* [Problem description] Restate the complete material exactly.

* [Supplied material]
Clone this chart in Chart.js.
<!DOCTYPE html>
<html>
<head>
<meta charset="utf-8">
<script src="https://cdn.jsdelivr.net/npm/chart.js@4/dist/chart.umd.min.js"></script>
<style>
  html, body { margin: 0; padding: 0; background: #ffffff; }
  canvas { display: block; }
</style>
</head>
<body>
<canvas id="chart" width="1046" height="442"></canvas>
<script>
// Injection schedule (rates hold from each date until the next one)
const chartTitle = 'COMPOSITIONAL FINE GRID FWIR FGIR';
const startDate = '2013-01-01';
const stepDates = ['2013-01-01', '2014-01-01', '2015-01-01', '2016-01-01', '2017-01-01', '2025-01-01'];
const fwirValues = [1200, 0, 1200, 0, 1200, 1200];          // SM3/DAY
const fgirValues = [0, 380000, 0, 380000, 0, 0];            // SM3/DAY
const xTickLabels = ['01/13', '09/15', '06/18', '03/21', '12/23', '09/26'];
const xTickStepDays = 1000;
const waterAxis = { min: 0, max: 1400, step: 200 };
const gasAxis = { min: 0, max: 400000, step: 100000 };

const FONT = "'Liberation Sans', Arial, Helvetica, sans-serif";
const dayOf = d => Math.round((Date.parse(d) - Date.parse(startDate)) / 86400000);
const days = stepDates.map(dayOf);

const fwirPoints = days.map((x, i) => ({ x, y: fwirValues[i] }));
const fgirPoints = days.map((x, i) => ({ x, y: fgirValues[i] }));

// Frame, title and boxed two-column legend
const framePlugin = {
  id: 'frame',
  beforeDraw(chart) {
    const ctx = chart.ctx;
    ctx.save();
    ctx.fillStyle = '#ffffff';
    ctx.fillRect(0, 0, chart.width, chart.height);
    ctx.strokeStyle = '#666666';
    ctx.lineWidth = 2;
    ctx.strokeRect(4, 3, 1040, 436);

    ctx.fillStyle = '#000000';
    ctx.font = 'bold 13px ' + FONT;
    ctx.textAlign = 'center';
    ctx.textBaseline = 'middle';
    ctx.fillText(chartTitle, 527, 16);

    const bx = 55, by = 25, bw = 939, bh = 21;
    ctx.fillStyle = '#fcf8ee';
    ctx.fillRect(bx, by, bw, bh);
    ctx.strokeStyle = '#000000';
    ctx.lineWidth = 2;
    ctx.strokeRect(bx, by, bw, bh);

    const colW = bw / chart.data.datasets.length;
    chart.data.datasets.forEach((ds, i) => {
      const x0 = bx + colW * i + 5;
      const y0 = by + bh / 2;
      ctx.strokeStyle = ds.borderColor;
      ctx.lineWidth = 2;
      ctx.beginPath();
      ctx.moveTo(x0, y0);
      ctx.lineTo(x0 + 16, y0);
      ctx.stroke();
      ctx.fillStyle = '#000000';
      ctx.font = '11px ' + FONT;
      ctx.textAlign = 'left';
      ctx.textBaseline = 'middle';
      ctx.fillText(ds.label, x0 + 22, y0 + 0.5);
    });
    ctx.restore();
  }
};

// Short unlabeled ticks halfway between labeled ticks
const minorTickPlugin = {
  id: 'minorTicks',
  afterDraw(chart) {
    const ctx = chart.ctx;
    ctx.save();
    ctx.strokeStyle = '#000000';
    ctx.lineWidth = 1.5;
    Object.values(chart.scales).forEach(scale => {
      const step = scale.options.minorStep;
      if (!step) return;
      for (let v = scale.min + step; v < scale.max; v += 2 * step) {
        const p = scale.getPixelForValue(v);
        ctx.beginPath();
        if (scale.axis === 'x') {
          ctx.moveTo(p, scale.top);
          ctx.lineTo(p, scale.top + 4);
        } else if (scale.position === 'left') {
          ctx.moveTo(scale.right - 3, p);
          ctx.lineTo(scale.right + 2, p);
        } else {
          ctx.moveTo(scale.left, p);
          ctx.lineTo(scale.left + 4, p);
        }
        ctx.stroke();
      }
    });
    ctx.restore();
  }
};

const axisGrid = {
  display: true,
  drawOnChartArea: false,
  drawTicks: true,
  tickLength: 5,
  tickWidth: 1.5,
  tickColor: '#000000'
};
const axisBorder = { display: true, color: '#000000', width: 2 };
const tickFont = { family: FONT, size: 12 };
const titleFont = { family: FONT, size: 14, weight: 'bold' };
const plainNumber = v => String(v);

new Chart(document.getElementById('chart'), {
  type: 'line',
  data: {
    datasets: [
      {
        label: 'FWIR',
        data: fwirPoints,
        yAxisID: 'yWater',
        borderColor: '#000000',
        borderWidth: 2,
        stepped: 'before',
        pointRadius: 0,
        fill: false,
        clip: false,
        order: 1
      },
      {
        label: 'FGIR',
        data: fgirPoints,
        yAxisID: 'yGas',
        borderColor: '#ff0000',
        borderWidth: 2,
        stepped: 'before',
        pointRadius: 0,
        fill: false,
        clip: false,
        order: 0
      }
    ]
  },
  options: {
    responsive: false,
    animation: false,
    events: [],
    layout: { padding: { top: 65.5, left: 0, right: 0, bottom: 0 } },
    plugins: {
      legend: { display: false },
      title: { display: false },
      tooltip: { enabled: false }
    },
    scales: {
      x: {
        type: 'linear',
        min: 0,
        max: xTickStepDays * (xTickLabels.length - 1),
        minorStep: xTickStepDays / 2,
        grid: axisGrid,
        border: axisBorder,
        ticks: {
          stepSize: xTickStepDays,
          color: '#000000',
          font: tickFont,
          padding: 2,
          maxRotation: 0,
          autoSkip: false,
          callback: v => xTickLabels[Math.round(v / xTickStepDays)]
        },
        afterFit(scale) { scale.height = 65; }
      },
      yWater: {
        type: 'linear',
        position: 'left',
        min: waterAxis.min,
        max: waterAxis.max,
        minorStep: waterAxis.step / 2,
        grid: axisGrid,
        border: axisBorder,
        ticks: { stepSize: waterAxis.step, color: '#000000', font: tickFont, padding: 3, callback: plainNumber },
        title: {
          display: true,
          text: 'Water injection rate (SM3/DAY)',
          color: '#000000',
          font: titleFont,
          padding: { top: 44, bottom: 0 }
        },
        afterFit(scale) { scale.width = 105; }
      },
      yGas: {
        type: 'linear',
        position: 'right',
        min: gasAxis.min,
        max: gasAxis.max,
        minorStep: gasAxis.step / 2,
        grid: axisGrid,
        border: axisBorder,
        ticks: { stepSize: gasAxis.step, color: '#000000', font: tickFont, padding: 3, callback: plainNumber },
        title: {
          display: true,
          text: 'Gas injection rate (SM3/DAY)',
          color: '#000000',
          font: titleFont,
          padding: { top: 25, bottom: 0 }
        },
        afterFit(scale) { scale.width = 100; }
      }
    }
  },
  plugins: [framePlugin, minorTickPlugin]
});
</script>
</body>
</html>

* [Correct answer]
Clone this chart in Chart.js.
<!DOCTYPE html>
<html>
<head>
<meta charset="utf-8">
<script src="https://cdn.jsdelivr.net/npm/chart.js@4/dist/chart.umd.min.js"></script>
<style>
  html, body { margin: 0; padding: 0; background: #ffffff; }
  canvas { display: block; }
</style>
</head>
<body>
<canvas id="chart" width="1046" height="442"></canvas>
<script>
// Injection schedule (rates hold from each date until the next one)
const chartTitle = 'COMPOSITIONAL FINE GRID FWIR FGIR';
const startDate = '2013-01-01';
const stepDates = ['2013-01-01', '2014-01-01', '2015-01-01', '2016-01-01', '2017-01-01', '2025-01-01'];
const fwirValues = [1200, 0, 1200, 0, 1200, 1200];          // SM3/DAY
const fgirValues = [0, 380000, 0, 380000, 0, 0];            // SM3/DAY
const xTickLabels = ['01/13', '09/15', '06/18', '03/21', '12/23', '09/26'];
const xTickStepDays = 1000;
const waterAxis = { min: 0, max: 1400, step: 200 };
const gasAxis = { min: 0, max: 400000, step: 100000 };

const FONT = "'Liberation Sans', Arial, Helvetica, sans-serif";
const dayOf = d => Math.round((Date.parse(d) - Date.parse(startDate)) / 86400000);
const days = stepDates.map(dayOf);

const fwirPoints = days.map((x, i) => ({ x, y: fwirValues[i] }));
const fgirPoints = days.map((x, i) => ({ x, y: fgirValues[i] }));

// Frame, title and boxed two-column legend
const framePlugin = {
  id: 'frame',
  beforeDraw(chart) {
    const ctx = chart.ctx;
    ctx.save();
    ctx.fillStyle = '#ffffff';
    ctx.fillRect(0, 0, chart.width, chart.height);
    ctx.strokeStyle = '#666666';
    ctx.lineWidth = 2;
    ctx.strokeRect(4, 3, 1040, 436);

    ctx.fillStyle = '#000000';
    ctx.font = 'bold 13px ' + FONT;
    ctx.textAlign = 'center';
    ctx.textBaseline = 'middle';
    ctx.fillText(chartTitle, 527, 16);

    const bx = 55, by = 25, bw = 939, bh = 21;
    ctx.fillStyle = '#fcf8ee';
    ctx.fillRect(bx, by, bw, bh);
    ctx.strokeStyle = '#000000';
    ctx.lineWidth = 2;
    ctx.strokeRect(bx, by, bw, bh);

    const colW = bw / chart.data.datasets.length;
    chart.data.datasets.forEach((ds, i) => {
      const x0 = bx + colW * i + 5;
      const y0 = by + bh / 2;
      ctx.strokeStyle = ds.borderColor;
      ctx.lineWidth = 2;
      ctx.beginPath();
      ctx.moveTo(x0, y0);
      ctx.lineTo(x0 + 16, y0);
      ctx.stroke();
      ctx.fillStyle = '#000000';
      ctx.font = '11px ' + FONT;
      ctx.textAlign = 'left';
      ctx.textBaseline = 'middle';
      ctx.fillText(ds.label, x0 + 22, y0 + 0.5);
    });
    ctx.restore();
  }
};

// Short unlabeled ticks halfway between labeled ticks
const minorTickPlugin = {
  id: 'minorTicks',
  afterDraw(chart) {
    const ctx = chart.ctx;
    ctx.save();
    ctx.strokeStyle = '#000000';
    ctx.lineWidth = 1.5;
    Object.values(chart.scales).forEach(scale => {
      const step = scale.options.minorStep;
      if (!step) return;
      for (let v = scale.min + step; v < scale.max; v += 2 * step) {
        const p = scale.getPixelForValue(v);
        ctx.beginPath();
        if (scale.axis === 'x') {
          ctx.moveTo(p, scale.top);
          ctx.lineTo(p, scale.top + 4);
        } else if (scale.position === 'left') {
          ctx.moveTo(scale.right - 3, p);
          ctx.lineTo(scale.right + 2, p);
        } else {
          ctx.moveTo(scale.left, p);
          ctx.lineTo(scale.left + 4, p);
        }
        ctx.stroke();
      }
    });
    ctx.restore();
  }
};

const axisGrid = {
  display: true,
  drawOnChartArea: false,
  drawTicks: true,
  tickLength: 5,
  tickWidth: 1.5,
  tickColor: '#000000'
};
const axisBorder = { display: true, color: '#000000', width: 2 };
const tickFont = { family: FONT, size: 12 };
const titleFont = { family: FONT, size: 14, weight: 'bold' };
const plainNumber = v => String(v);

new Chart(document.getElementById('chart'), {
  type: 'line',
  data: {
    datasets: [
      {
        label: 'FWIR',
        data: fwirPoints,
        yAxisID: 'yWater',
        borderColor: '#000000',
        borderWidth: 2,
        stepped: 'before',
        pointRadius: 0,
        fill: false,
        clip: false,
        order: 1
      },
      {
        label: 'FGIR',
        data: fgirPoints,
        yAxisID: 'yGas',
        borderColor: '#ff0000',
        borderWidth: 2,
        stepped: 'before',
        pointRadius: 0,
        fill: false,
        clip: false,
        order: 0
      }
    ]
  },
  options: {
    responsive: false,
    animation: false,
    events: [],
    layout: { padding: { top: 65.5, left: 0, right: 0, bottom: 0 } },
    plugins: {
      legend: { display: false },
      title: { display: false },
      tooltip: { enabled: false }
    },
    scales: {
      x: {
        type: 'linear',
        min: 0,
        max: xTickStepDays * (xTickLabels.length - 1),
        minorStep: xTickStepDays / 2,
        grid: axisGrid,
        border: axisBorder,
        ticks: {
          stepSize: xTickStepDays,
          color: '#000000',
          font: tickFont,
          padding: 2,
          maxRotation: 0,
          autoSkip: false,
          callback: v => xTickLabels[Math.round(v / xTickStepDays)]
        },
        afterFit(scale) { scale.height = 65; }
      },
      yWater: {
        type: 'linear',
        position: 'left',
        min: waterAxis.min,
        max: waterAxis.max,
        minorStep: waterAxis.step / 2,
        grid: axisGrid,
        border: axisBorder,
        ticks: { stepSize: waterAxis.step, color: '#000000', font: tickFont, padding: 3, callback: plainNumber },
        title: {
          display: true,
          text: 'Water injection rate (SM3/DAY)',
          color: '#000000',
          font: titleFont,
          padding: { top: 44, bottom: 0 }
        },
        afterFit(scale) { scale.width = 105; }
      },
      yGas: {
        type: 'linear',
        position: 'right',
        min: gasAxis.min,
        max: gasAxis.max,
        minorStep: gasAxis.step / 2,
        grid: axisGrid,
        border: axisBorder,
        ticks: { stepSize: gasAxis.step, color: '#000000', font: tickFont, padding: 3, callback: plainNumber },
        title: {
          display: true,
          text: 'Gas injection rate (SM3/DAY)',
          color: '#000000',
          font: titleFont,
          padding: { top: 25, bottom: 0 }
        },
        afterFit(scale) { scale.width = 100; }
      }
    }
  },
  plugins: [framePlugin, minorTickPlugin]
});
</script>
</body>
</html>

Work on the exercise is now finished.